Under Armour said Thursday it is cutting 3 percent of its overall workforce, or about 400 employees. The firm’s operating loss for the year is now expected to be approximately $160 million. Previously, the company projected those loses to be in the range of $130 million to $160 million.

The job reductions will take place by March 31, the company said. An Under Armour spokesman declined to discuss details about the number of jobs to be eliminated in Baltimore.

“Baltimore has been the bedrock of our winning brand and we are deeply committed to the city we call home. This community is a key to the innovation that will allow us to reimagine the future. Through this transition, we will be approaching every teammate with the utmost care and respect, but these are necessary steps to become a more operationally excellent company,” according to the emailed statement.

Under Armour previously expected the costs associated with its 2018 restructuring plan to be in the range of $190 million to $210 million. Diluted earnings per share, excluding restructuring impacts, were anticipated to be between 16 and 19 cents. That’s been reduced to between 14 and 19 cents.

“In our relentless pursuit of running a more operationally excellent company, we continue to make difficult decisions to ensure we are best positioned to succeed,” Under Armour Chief Financial Officer David Bergman said in a statement announcing the cuts. “This redesign will help simplify the organization for smarter, faster execution, capture additional cost efficiencies, and shift resources to drive greater operating leverage as we move into 2019 and beyond.”

In response to recent struggles, the company has cut jobs, reshuffled management and restructured operations. Under Armour has reduced the number of products it sells, streamlined distribution and backed off pursuit of high-profile endorsement deals.

In August 2017, amid the company’s first prolonged slump after years of growth, CEO Kevin Plank announced a restructuring plan to get the brand he founded back on track. That included slashing 280 jobs, roughly 2 percent of its workforce at the time.

The company showed momentum in the second quarter after its two-year downturn. Under Armour beat investor expectations by posting a $95.5 million loss in the second part of 2018. The brand’s first increase in North American sales in a year, according to Bloomberg, drove the better-than-expected performance.

Companies that cut jobs are often rewarded by stockholders. From a shareholder perspective, Leggio said, firings are viewed as a company staying focused on results.

Investors, generally, liked the news from the company on Thursday. Its stock started the day trading at $19 a share, and increased to $21.10 in the afternoon. The stock price dipped before finishing at $20 a share at the end of trading.

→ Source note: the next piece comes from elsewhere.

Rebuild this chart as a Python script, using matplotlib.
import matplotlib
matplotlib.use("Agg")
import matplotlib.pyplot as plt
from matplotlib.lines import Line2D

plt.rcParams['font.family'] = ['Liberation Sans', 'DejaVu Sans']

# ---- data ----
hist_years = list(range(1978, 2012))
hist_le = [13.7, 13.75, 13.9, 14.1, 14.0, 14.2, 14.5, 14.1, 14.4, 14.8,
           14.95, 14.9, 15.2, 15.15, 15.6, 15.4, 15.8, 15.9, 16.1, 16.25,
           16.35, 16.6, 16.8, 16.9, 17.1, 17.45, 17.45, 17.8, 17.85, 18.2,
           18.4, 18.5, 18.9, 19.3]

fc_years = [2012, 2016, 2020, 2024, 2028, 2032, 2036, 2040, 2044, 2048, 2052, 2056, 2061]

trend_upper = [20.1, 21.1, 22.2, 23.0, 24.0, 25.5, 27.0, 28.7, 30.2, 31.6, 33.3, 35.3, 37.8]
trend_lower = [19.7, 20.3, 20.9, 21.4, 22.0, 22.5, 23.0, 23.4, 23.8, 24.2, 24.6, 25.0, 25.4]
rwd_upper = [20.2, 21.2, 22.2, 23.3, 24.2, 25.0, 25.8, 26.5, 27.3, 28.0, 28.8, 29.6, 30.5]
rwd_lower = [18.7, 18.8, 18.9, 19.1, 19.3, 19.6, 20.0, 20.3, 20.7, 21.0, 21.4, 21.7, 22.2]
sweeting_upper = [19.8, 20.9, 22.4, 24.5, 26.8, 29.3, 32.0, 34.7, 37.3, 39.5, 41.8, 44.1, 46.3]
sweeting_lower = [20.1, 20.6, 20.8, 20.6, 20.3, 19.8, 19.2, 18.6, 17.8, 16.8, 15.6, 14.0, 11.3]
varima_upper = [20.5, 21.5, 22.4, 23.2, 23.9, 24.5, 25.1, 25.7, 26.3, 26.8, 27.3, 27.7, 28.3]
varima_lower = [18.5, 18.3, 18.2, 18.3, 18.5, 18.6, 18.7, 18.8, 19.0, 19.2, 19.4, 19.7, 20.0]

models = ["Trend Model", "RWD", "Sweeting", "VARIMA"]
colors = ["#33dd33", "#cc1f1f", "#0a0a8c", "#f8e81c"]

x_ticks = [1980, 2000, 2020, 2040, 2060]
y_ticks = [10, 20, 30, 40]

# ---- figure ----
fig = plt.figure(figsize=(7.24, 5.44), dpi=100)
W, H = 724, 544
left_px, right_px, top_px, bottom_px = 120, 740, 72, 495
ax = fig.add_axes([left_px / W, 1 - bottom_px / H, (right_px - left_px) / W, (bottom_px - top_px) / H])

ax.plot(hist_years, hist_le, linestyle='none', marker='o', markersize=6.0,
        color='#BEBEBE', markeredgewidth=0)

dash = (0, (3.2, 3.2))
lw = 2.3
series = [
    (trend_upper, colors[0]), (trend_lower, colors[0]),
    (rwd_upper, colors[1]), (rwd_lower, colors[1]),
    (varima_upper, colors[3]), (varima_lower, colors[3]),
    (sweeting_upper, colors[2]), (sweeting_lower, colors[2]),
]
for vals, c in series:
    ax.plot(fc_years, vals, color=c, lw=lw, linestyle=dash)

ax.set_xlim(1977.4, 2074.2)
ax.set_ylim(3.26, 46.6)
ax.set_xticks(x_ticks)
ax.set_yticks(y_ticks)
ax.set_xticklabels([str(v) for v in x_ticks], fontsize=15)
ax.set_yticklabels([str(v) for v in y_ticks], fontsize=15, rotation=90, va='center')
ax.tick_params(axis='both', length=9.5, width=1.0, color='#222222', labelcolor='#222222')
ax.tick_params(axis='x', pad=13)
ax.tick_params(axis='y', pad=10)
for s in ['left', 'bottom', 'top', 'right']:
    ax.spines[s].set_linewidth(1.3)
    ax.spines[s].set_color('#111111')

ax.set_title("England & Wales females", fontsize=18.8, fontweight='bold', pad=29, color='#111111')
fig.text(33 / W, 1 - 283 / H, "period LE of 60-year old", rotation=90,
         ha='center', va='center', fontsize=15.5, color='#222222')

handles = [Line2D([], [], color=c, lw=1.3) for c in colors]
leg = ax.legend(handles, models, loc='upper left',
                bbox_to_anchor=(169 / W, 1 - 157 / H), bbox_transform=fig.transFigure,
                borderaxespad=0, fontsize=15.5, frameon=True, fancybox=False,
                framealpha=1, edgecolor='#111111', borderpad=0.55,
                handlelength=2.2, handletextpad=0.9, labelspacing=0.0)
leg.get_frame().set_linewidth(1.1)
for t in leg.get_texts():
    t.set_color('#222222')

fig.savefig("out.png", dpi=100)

That’s still way off the company’s all-time high stock price of $53.78 posted in 2015. But it’s an improvement on the $16.54-a-share price a year ago.

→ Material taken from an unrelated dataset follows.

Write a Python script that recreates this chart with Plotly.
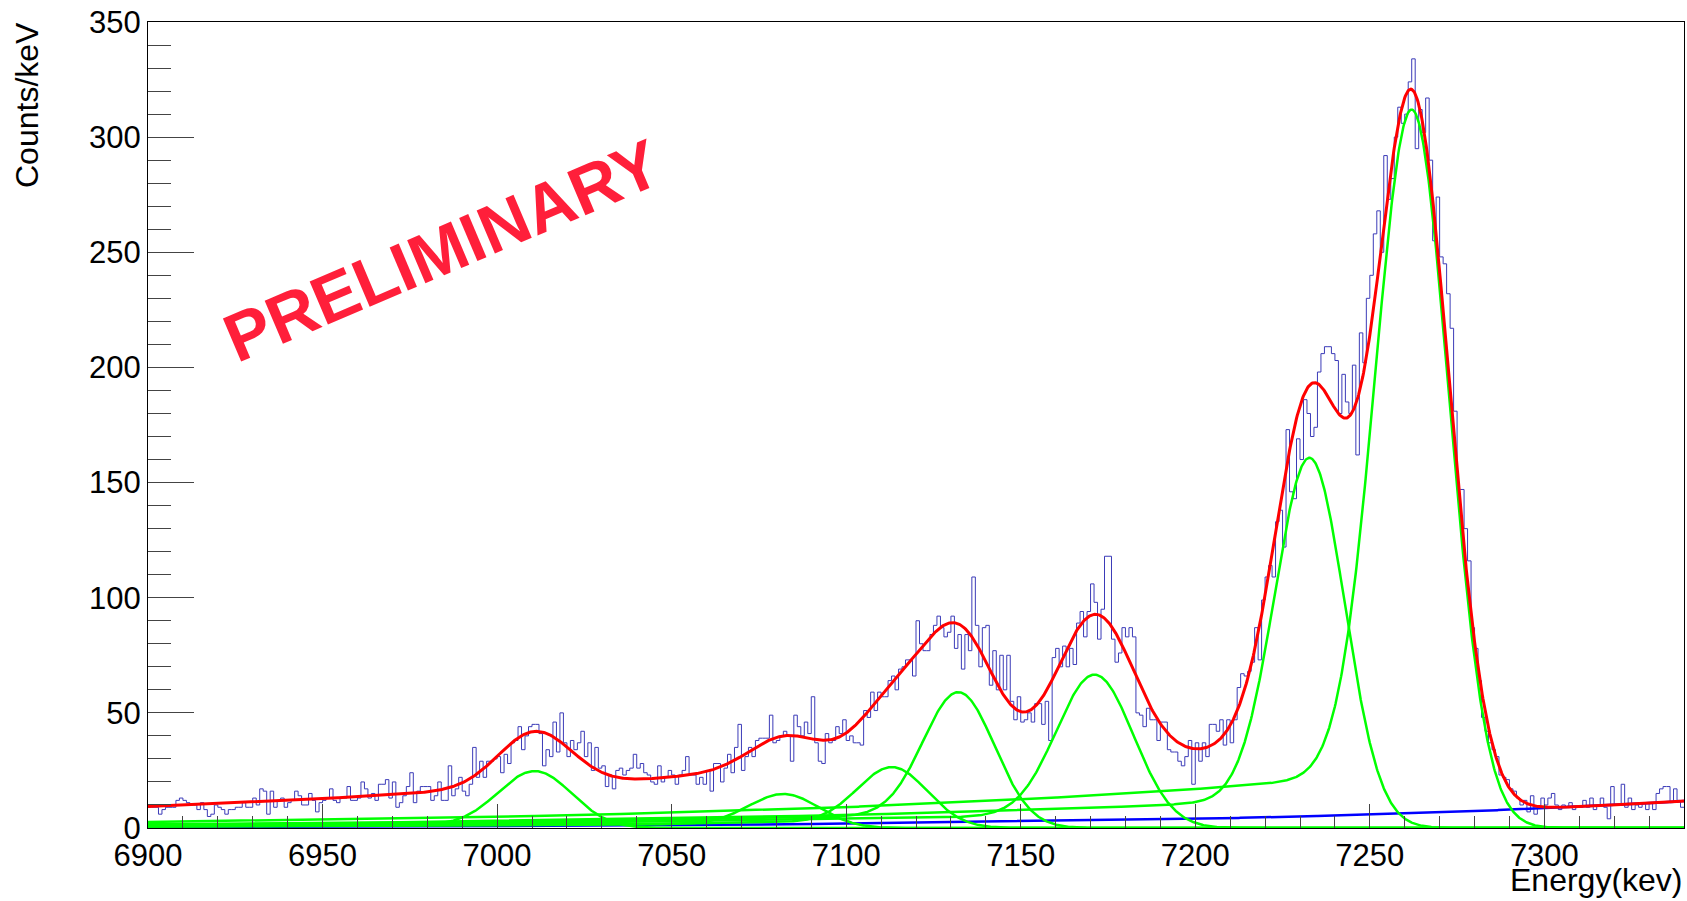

Under Armour’s stock value steadily increased through the late winter and early summer of 2018. It trended up from $16 a share on March 20 to a recent high of $24.31 on June 6. The price then declined through July, eventually falling to $19.09 a share on Aug. 1.

The price increased again at the start of last month, but took a dive after Dick’s Sporting Goods partly blamed the athletic apparel and footwear maker for weak second-quarter sales. The sporting goods retailer faulted Under Armour for expanding the sale of its products at discount retailers, such as Kohls.

“In addition, we experienced continued significant declines in Under Armour sales as a result of their decision to expand distribution. We are very confident our sales trajectory will improve next year as these headwinds are expected to subside” Edward W. Stack, Dick’s chairman and CEO, said in a second-quarter news release.

While the news about layoffs aren’t a particular worry, Leggio said, that doesn’t mean Under Armour is out of the woods.

Third-quarter earnings are reported next month and will be an important indicator of how the company is faring. The brand also must show strength in the all-important fourth quarter, which includes the holiday season spending surge.

“I think the next earnings call will be pretty key for Under Armour,” Leggio said.